Key Regulatory Bodies
Financial regulation is carried out by a variety of regulatory bodies at the national and international levels.
United States
- Securities and Exchange Commission (SEC): Oversees the securities markets and protects investors.
- Commodity Futures Trading Commission (CFTC): Regulates the commodity futures and options markets.
- Federal Reserve System (The Fed): Regulates banks, conducts monetary policy, and maintains the stability of the financial system.
- Federal Deposit Insurance Corporation (FDIC): Insures deposits in banks and savings associations.
- Office of the Comptroller of the Currency (OCC): Regulates national banks and federal savings associations.
- Consumer Financial Protection Bureau (CFPB): Protects consumers from unfair, deceptive, or abusive financial practices.
International
- Financial Stability Board (FSB): An international body that promotes international financial stability.
- Bank for International Settlements (BIS): An international organization that serves as a bank for central banks and promotes international monetary and financial cooperation.
- International Monetary Fund (IMF): An international organization that promotes international monetary cooperation and financial stability.
These bodies collaborate to create a robust and interconnected regulatory framework that mitigates risks and promotes financial stability globally.
Challenges and the Future of Financial Regulation
Financial regulation is a constantly evolving field, facing new challenges as financial markets become more complex and interconnected.
Emerging Technologies
- Cryptocurrencies: The rise of cryptocurrencies poses new challenges for regulators, who must address issues such as money laundering, fraud, and investor protection.
- FinTech: Financial technology (FinTech) companies are disrupting traditional financial services, creating new regulatory challenges and opportunities.
- Artificial Intelligence (AI): AI is being used increasingly in financial services, raising concerns about algorithmic bias, data privacy, and cybersecurity.
For instance, regulators are grappling with how to regulate cryptocurrencies to prevent their use in illicit activities while still allowing for innovation and growth.

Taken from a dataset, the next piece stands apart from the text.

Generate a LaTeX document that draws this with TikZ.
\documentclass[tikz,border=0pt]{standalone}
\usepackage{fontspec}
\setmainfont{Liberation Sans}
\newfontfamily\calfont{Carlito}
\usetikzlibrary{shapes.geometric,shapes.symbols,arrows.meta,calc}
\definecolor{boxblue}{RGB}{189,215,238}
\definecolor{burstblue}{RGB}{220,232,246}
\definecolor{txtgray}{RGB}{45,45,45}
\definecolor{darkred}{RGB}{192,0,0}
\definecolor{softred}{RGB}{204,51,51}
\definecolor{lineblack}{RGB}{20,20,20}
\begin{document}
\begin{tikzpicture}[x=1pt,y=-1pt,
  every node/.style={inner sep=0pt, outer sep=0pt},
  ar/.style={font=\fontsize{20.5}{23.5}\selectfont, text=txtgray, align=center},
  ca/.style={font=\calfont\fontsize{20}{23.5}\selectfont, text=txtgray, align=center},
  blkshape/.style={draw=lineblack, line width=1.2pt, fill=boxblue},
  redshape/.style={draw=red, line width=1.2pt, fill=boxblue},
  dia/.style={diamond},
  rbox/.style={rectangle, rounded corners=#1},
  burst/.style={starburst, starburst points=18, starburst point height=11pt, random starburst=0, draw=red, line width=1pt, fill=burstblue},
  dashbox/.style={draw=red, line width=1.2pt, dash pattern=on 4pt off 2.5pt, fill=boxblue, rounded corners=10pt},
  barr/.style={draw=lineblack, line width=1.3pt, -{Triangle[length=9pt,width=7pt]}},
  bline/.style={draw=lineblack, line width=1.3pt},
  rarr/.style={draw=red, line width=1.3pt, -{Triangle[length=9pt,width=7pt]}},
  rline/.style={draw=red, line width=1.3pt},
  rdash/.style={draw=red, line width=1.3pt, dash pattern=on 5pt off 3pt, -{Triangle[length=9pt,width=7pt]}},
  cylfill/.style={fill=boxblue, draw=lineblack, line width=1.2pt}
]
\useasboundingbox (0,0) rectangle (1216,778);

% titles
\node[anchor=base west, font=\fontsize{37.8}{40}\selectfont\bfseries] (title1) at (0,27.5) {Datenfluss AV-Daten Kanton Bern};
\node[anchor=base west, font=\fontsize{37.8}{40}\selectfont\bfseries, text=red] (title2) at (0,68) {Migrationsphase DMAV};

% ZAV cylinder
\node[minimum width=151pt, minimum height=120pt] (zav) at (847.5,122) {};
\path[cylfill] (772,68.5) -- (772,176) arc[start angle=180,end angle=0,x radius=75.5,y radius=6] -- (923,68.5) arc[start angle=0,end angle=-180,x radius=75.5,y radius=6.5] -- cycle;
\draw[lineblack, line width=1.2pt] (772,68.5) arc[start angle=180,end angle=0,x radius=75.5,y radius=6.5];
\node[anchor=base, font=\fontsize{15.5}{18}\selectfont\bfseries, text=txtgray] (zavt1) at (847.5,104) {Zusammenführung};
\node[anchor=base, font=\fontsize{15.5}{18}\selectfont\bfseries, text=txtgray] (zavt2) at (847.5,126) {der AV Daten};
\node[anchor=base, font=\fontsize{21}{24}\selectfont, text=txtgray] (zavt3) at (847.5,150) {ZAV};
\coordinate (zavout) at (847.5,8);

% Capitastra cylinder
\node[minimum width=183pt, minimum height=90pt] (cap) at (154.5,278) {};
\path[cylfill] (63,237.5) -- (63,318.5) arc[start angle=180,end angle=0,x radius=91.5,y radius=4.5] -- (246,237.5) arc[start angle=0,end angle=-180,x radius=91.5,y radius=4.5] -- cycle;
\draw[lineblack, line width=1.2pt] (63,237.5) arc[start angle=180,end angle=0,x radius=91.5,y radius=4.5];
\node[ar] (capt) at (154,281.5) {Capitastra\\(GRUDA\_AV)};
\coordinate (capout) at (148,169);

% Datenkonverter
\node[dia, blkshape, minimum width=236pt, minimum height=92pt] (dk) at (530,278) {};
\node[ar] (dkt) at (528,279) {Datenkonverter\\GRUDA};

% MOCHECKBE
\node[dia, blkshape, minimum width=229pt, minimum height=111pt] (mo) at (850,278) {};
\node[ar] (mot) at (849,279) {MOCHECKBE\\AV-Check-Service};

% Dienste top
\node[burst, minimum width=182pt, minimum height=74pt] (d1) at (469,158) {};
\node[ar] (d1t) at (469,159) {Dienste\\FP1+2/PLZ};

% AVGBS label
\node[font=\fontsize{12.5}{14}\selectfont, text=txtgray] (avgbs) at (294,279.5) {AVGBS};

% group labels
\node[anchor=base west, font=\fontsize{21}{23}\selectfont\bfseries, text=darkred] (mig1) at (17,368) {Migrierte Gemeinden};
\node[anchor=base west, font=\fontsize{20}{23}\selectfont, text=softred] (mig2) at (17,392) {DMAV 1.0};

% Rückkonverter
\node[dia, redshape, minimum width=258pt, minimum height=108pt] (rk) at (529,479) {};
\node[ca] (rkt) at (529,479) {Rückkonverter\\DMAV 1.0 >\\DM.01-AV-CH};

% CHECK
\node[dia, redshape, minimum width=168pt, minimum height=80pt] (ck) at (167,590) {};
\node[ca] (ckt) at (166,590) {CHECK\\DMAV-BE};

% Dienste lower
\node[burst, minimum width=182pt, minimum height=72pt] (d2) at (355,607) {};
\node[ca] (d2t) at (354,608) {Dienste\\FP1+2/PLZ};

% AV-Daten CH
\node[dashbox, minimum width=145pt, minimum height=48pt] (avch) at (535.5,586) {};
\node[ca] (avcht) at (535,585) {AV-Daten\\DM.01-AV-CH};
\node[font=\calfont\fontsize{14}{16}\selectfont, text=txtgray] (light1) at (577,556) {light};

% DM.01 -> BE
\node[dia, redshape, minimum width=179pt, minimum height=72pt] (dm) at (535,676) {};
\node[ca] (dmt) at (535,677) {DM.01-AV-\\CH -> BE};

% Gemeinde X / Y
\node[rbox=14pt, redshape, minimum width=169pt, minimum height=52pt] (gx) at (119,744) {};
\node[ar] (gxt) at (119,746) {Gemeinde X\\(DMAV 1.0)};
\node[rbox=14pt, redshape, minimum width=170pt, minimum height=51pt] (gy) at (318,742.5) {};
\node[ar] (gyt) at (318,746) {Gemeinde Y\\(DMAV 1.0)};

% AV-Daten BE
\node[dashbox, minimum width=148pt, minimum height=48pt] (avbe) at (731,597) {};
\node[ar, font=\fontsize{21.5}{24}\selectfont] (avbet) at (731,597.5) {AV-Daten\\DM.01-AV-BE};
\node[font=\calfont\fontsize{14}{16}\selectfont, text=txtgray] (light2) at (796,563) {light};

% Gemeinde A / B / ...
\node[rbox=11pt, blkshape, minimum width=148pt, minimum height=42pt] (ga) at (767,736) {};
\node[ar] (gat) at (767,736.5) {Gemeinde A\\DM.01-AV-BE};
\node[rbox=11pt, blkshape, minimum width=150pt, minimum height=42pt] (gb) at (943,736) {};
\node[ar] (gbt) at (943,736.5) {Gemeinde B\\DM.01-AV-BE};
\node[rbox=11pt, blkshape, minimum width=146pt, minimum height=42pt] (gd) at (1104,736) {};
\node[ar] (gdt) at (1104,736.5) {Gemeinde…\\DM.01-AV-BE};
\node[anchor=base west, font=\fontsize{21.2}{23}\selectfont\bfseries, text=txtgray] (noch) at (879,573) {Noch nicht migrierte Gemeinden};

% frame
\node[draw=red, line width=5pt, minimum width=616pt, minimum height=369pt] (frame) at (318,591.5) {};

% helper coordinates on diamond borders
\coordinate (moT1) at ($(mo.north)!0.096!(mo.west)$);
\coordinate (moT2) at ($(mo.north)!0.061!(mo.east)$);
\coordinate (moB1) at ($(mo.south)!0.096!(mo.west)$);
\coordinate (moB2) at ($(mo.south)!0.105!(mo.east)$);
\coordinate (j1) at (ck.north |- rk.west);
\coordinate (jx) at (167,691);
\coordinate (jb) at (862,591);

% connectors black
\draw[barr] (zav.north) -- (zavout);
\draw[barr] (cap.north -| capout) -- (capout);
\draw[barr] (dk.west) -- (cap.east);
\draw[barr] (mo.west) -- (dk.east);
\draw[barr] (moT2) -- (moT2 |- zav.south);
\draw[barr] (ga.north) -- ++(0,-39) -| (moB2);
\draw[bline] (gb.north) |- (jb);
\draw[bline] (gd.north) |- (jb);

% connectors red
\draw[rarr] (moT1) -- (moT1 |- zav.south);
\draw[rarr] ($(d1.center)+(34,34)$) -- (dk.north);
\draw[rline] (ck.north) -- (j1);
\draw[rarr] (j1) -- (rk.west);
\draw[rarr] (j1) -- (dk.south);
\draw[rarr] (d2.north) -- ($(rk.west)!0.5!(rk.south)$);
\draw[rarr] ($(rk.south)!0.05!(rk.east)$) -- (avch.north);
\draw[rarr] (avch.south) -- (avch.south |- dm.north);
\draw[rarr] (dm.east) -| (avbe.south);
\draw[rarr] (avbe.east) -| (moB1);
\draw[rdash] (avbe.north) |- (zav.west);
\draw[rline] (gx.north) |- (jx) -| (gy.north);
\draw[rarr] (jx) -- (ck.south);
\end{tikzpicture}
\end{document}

Balancing Innovation and Regulation
- Regulatory Sandboxes: Some regulators are creating regulatory sandboxes, which allow FinTech companies to test new products and services in a controlled environment without being subject to the full weight of regulations.
- Principles-Based Regulation: Some regulators are moving towards principles-based regulation, which focuses on the overall objectives of regulation rather than strict rules, allowing for more flexibility and innovation.
The key is to find a balance between fostering innovation and ensuring that new financial products and services are safe and do not pose a risk to the financial system.
Global Coordination
- Cross-Border Regulation: Financial markets are increasingly global, requiring greater coordination among regulators across different countries.
- Information Sharing: Regulators need to share information and collaborate to address cross-border risks and prevent regulatory arbitrage.
Strong international cooperation is essential to ensure that financial regulation is effective in a globalized world.
Conclusion
Financial regulation is an essential component of a healthy and stable economy. It plays a crucial role in protecting consumers, preventing financial crises, and promoting fair and transparent markets. While challenges remain, particularly in the face of technological innovation and globalization, a strong and adaptive regulatory framework is vital for ensuring the long-term stability and prosperity of the financial system. Staying informed about these regulations and their implications is crucial for anyone operating within the financial landscape, from individual investors to large institutions. By understanding the purpose and scope of financial regulation, we can all contribute to a more stable and equitable financial future.